Immigra­tion offi­cials eye long hair suspi­ciously: they want to check my ticket to en­sure that I will fly out again to­night. They tell me I must be on the 10 o’clock flight, as booked. Un­fortun­ately I have no choice anyway.

  Everyone talks of provos and riots. The air­port is dull and provin­cial and it is dif­fi­cult to be­lieve any­thing can ever really have hap­pened here. I take a coach into the city centre—curi­ously all the notices in the coach are in English. The city is flat but beau­ti­ful, fan­ning out from the centre with “islands” of houses and narrow streets, linked across the frame­work of narrow canals by narrow bridges.
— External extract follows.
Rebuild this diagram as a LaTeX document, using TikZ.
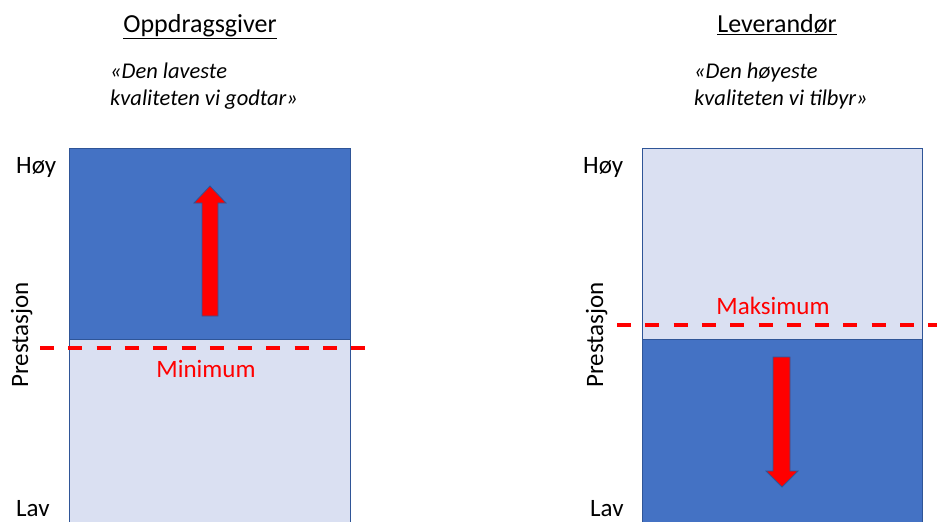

The houses are old, beau­ti­ful and some­how airy. (I am al­ready af­fected by roman­ti­cism.)

  The re­cent riots add a curi­ously ambi­gu­ous touch to Amster­dam’s es­sen­tially placid, pa­tient na­ture. The town seems full of kids, police and promen­aders. To a Londoner every­thing seems to move at half-speed; people have time to walk and talk in the streets. It is a city still small enough for people to live within the centre: the provos talk of urban crisis, smoke control, de­pop­ula­tion of the city centre. They are en­tirely right, of course, but they obvi­ously have acute en­viron­mental con­scious­ness. (In London we have al­ready toler­ated the almost total de­pop­ula­tion of the city centre, the con­struc­tion of giant, com­mun­ity-destroy­ing high­ways into the city centre and an air of breath­tak­ing poison­ous filthi­ness, with­out ap­par­ently even noti­cing. If the very na­ture of Amster­dam, built on water and with only very narrow streets, pro­hib­its the grot­esque ir­re­spon­si­bil­ity which has marked London plan­ning and secured for London its place among the truly in­human struc­tures of the world, it is never­the­less abso­lutely right that the provos should worry about such prob­lems now, before it is too late. Even if they have no­thing else to tell the world the saving of Amster­dam would be enough to just­ify them.)

  I walk into a book­shop sell­ing English paper­backs, China-friend­ship liter­ature, pamph­lets on Viet­nam, books on sur­real­ism and a few
238
New Direc­tions books. The guy behind the counter has a head covered in band-aid.


*   *   *


In the street out­side a kid, dressed pre­domin­antly in white, came up to me after see­ing my London nuclear dis­arma­ment pin and asked whether I was an English provo? Rather than con­fuse the issue I said yes. He asked a lot of ques­tions about the anarch­ists, CND, the Com­mit­tee of 100. I told him the anarch­ists, as such, were largely ir­rel­ev­ant, CND ab­sorbed into all that is wrong and the Com­mit­tee of 100 with­out the money to bury itself. I asked him about the provos and, in par­tic­u­lar, their pub­lic dis­soci­a­tion from last week’s riot­ing. (This worried me a great deal when I read about it in the English press, seem­ing to be a classic ex­ample of “intel­lec­tu­als” behav­ing ir­re­spons­ibly, isol­at­ing them­selves from the phys­ical con­se­quences of their ef­fect­ive in­tel­li­gence and, in this case, in­cite­ment of youth.) He thought that per­haps the issue was too simple for the provos—“the real provos were in the riots”. It was simply a case of Amster­dam’s youth against author­ity. The provos dis­ap­proved be­cause they did not want viol­ence which made author­ity stronger. I said I con­sidered that many of the provos’ state­ments had viol­ent over­tones and viol­ent im­plica­tions. He agreed but said the provos were not very con­sist­ent. Were the provos who demon­stra­ted with build­ing work­ers on Monday “of­fi­cial” or “Un­of­fi­cial”? He said they were “of­fi­cial” but that their ac­tions were the di­rect in­spira­tion of the later “un­of­fi­cial” youth riots. Was the provo­tar­iat dis­il­lu­sioned with the provos? He did not think so; most of the provo­tar­iat acted with lim­ited under­stand­ing of the provos’ actual posi­tion.